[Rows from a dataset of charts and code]
* begin *
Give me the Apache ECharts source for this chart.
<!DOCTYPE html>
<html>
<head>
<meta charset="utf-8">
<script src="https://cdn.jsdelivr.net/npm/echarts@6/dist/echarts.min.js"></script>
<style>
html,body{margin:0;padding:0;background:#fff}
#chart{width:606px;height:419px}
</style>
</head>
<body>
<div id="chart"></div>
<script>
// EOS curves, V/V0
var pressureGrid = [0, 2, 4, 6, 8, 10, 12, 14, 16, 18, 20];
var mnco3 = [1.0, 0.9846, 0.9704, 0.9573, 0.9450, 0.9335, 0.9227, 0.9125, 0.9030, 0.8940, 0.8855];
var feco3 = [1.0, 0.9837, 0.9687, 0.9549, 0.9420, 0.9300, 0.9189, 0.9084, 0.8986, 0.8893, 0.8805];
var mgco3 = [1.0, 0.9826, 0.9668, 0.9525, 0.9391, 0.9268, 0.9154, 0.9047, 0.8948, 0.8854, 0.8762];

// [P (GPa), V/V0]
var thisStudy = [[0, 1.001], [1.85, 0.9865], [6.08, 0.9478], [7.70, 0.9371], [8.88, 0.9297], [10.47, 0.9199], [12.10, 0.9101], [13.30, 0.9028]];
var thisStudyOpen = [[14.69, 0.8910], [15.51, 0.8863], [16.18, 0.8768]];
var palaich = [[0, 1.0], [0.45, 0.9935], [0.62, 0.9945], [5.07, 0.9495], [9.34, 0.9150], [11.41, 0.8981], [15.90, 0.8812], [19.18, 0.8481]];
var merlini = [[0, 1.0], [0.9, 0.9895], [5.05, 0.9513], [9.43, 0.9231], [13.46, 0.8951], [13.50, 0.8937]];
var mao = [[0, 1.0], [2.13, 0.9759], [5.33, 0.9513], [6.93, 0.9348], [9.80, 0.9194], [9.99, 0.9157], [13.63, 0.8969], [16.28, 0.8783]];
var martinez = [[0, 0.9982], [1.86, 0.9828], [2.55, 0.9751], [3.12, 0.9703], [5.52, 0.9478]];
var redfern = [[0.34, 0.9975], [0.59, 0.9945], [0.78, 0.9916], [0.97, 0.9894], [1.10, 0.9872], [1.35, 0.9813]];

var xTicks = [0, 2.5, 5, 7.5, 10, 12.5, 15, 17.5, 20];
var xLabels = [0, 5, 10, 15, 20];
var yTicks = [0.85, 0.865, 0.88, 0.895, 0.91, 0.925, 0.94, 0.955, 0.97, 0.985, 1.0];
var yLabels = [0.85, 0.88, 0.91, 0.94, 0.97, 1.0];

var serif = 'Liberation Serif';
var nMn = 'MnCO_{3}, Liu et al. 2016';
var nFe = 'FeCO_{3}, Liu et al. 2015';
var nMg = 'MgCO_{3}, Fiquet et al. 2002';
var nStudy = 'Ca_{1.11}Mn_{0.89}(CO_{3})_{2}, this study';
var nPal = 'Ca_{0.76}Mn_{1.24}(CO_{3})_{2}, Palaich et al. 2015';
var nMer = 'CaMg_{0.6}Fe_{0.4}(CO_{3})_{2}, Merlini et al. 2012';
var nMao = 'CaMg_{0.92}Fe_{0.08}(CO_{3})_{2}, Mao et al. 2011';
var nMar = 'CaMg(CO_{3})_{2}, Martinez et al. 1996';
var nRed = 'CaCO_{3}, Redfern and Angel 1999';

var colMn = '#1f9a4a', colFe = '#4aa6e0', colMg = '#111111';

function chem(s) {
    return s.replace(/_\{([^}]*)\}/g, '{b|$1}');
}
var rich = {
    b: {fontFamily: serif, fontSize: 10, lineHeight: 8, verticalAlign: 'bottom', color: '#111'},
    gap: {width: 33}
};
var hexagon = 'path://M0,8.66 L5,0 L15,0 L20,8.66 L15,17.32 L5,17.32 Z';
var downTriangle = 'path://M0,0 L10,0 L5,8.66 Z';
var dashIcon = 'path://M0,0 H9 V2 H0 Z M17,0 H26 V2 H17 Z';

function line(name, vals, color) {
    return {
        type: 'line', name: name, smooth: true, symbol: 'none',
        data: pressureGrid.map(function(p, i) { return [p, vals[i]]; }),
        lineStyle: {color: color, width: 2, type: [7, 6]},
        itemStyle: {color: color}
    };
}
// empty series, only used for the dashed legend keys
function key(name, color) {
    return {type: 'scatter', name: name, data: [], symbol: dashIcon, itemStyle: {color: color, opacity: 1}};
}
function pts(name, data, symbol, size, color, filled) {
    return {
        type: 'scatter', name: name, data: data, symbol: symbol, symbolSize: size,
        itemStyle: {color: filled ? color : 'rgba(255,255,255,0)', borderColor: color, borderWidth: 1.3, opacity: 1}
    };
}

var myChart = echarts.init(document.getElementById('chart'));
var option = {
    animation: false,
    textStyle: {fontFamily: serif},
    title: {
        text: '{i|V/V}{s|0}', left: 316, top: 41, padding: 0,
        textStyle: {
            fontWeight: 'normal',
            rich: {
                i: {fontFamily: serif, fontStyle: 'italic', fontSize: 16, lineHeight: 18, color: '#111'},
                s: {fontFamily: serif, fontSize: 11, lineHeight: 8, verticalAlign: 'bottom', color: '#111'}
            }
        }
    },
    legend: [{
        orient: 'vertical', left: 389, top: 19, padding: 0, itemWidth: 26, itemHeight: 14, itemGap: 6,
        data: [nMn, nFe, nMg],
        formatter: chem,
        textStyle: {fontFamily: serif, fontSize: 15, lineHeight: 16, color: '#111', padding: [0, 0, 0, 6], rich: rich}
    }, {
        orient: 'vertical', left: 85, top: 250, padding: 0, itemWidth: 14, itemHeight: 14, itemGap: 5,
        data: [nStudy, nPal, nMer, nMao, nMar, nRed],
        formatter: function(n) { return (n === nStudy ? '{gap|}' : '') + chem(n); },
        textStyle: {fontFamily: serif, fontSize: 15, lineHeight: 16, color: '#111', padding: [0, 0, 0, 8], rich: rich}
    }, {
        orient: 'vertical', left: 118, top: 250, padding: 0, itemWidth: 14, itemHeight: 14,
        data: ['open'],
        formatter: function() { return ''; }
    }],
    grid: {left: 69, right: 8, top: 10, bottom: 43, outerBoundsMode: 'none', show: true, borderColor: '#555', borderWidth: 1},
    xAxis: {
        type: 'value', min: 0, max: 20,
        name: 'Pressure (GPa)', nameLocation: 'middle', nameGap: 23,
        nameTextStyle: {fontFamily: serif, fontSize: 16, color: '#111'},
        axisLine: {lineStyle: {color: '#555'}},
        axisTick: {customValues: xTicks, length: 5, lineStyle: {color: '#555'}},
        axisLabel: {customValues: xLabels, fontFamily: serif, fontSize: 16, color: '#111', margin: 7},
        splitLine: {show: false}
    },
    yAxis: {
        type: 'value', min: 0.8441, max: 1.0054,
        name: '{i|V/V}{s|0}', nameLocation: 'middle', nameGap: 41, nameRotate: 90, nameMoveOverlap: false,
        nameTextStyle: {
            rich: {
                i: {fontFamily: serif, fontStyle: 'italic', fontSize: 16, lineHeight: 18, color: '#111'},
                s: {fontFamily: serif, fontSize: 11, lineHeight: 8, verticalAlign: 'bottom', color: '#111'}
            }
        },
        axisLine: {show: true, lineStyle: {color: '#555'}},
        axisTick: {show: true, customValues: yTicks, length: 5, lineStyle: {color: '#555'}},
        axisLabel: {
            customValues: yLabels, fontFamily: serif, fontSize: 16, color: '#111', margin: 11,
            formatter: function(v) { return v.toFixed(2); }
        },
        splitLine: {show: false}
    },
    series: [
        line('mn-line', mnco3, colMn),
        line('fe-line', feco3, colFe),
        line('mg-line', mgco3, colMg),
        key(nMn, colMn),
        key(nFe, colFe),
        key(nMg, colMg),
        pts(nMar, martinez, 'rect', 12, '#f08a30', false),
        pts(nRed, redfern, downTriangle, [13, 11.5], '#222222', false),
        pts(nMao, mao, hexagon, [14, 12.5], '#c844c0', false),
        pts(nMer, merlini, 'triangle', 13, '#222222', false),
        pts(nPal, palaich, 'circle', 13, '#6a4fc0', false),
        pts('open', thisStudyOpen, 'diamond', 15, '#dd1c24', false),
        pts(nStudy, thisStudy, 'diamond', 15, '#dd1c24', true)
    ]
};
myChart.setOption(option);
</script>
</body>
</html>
* end *
* begin *
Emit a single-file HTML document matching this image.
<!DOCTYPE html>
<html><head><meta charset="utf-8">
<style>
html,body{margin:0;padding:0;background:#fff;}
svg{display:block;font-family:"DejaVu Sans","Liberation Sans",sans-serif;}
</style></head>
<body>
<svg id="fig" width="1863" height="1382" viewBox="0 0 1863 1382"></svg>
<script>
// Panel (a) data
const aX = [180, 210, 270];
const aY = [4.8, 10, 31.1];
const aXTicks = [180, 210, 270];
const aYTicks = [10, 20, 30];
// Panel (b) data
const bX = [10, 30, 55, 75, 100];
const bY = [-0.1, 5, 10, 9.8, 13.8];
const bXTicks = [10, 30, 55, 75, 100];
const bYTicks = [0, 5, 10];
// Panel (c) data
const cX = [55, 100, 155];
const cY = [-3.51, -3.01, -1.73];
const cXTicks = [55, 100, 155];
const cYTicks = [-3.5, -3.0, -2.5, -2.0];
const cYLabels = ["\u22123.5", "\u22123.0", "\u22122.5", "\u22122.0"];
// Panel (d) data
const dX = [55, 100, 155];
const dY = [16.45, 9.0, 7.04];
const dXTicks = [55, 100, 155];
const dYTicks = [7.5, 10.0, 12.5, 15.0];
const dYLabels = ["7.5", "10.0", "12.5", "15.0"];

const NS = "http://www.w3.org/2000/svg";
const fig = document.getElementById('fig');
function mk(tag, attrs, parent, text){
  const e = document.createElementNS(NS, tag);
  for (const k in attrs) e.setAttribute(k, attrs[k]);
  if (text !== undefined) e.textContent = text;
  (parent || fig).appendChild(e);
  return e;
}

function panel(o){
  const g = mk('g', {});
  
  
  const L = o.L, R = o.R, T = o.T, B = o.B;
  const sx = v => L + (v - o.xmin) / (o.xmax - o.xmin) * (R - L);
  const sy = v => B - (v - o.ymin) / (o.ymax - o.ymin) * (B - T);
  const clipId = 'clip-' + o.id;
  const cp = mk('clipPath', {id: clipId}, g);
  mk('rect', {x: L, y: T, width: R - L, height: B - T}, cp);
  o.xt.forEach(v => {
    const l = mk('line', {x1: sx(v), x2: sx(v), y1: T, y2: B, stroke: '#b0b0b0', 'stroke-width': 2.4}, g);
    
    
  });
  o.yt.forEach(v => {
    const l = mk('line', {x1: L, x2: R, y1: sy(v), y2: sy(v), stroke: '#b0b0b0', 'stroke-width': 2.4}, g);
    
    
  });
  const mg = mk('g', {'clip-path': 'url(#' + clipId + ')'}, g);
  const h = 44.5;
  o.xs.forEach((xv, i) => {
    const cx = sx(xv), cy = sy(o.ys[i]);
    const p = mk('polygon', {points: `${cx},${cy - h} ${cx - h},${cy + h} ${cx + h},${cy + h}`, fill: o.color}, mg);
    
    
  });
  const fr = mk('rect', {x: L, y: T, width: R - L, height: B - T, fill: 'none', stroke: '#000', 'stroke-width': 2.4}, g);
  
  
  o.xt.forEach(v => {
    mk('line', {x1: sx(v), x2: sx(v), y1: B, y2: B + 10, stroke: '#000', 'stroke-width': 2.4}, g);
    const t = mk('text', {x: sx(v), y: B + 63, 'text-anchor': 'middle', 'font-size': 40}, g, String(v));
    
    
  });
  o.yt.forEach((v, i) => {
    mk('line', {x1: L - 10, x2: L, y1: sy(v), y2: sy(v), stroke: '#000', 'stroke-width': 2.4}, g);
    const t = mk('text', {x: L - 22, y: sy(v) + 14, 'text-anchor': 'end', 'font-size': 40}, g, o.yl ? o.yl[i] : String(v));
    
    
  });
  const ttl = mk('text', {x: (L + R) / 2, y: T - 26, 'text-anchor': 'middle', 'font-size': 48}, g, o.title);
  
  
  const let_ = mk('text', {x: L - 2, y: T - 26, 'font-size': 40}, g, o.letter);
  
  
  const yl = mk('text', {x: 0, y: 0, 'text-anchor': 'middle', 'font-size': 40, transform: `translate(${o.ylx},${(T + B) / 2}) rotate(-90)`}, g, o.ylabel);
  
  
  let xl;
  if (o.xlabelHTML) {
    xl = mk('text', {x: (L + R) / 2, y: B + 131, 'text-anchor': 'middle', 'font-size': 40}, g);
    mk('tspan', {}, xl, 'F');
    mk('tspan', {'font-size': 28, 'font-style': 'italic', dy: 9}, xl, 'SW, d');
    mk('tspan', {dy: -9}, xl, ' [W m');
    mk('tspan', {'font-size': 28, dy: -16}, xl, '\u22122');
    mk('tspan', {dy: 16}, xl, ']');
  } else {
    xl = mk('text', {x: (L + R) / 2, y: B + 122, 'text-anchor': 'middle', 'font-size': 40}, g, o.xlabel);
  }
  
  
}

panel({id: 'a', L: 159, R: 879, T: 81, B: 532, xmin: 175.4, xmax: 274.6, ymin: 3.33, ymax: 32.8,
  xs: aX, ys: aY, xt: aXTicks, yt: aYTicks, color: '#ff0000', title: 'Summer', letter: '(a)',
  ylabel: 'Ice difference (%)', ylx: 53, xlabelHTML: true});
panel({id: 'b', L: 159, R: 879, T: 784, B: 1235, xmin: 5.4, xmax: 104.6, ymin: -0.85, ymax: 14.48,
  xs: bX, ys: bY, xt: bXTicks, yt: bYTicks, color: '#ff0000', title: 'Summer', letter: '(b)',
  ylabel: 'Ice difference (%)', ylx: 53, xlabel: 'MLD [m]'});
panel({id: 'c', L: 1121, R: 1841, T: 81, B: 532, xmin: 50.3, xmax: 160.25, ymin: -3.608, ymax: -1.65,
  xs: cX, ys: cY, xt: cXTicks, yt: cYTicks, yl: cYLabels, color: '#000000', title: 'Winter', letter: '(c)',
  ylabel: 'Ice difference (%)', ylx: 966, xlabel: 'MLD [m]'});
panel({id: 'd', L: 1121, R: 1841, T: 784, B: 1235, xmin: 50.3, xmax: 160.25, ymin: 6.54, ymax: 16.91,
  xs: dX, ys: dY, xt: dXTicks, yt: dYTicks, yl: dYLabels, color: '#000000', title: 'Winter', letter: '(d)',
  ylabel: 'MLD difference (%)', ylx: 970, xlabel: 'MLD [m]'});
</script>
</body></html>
* end *
## [TASK DETAILS]
Repeat, unchanged, every line from the one that contains "Give me the" to the one that contains "0.9872], [1.35, 0.9813]];", including both, and no other line.

## [TASK RESPONSE]
Give me the Apache ECharts source for this chart.
<!DOCTYPE html>
<html>
<head>
<meta charset="utf-8">
<script src="https://cdn.jsdelivr.net/npm/echarts@6/dist/echarts.min.js"></script>
<style>
html,body{margin:0;padding:0;background:#fff}
#chart{width:606px;height:419px}
</style>
</head>
<body>
<div id="chart"></div>
<script>
// EOS curves, V/V0
var pressureGrid = [0, 2, 4, 6, 8, 10, 12, 14, 16, 18, 20];
var mnco3 = [1.0, 0.9846, 0.9704, 0.9573, 0.9450, 0.9335, 0.9227, 0.9125, 0.9030, 0.8940, 0.8855];
var feco3 = [1.0, 0.9837, 0.9687, 0.9549, 0.9420, 0.9300, 0.9189, 0.9084, 0.8986, 0.8893, 0.8805];
var mgco3 = [1.0, 0.9826, 0.9668, 0.9525, 0.9391, 0.9268, 0.9154, 0.9047, 0.8948, 0.8854, 0.8762];

// [P (GPa), V/V0]
var thisStudy = [[0, 1.001], [1.85, 0.9865], [6.08, 0.9478], [7.70, 0.9371], [8.88, 0.9297], [10.47, 0.9199], [12.10, 0.9101], [13.30, 0.9028]];
var thisStudyOpen = [[14.69, 0.8910], [15.51, 0.8863], [16.18, 0.8768]];
var palaich = [[0, 1.0], [0.45, 0.9935], [0.62, 0.9945], [5.07, 0.9495], [9.34, 0.9150], [11.41, 0.8981], [15.90, 0.8812], [19.18, 0.8481]];
var merlini = [[0, 1.0], [0.9, 0.9895], [5.05, 0.9513], [9.43, 0.9231], [13.46, 0.8951], [13.50, 0.8937]];
var mao = [[0, 1.0], [2.13, 0.9759], [5.33, 0.9513], [6.93, 0.9348], [9.80, 0.9194], [9.99, 0.9157], [13.63, 0.8969], [16.28, 0.8783]];
var martinez = [[0, 0.9982], [1.86, 0.9828], [2.55, 0.9751], [3.12, 0.9703], [5.52, 0.9478]];
var redfern = [[0.34, 0.9975], [0.59, 0.9945], [0.78, 0.9916], [0.97, 0.9894], [1.10, 0.9872], [1.35, 0.9813]];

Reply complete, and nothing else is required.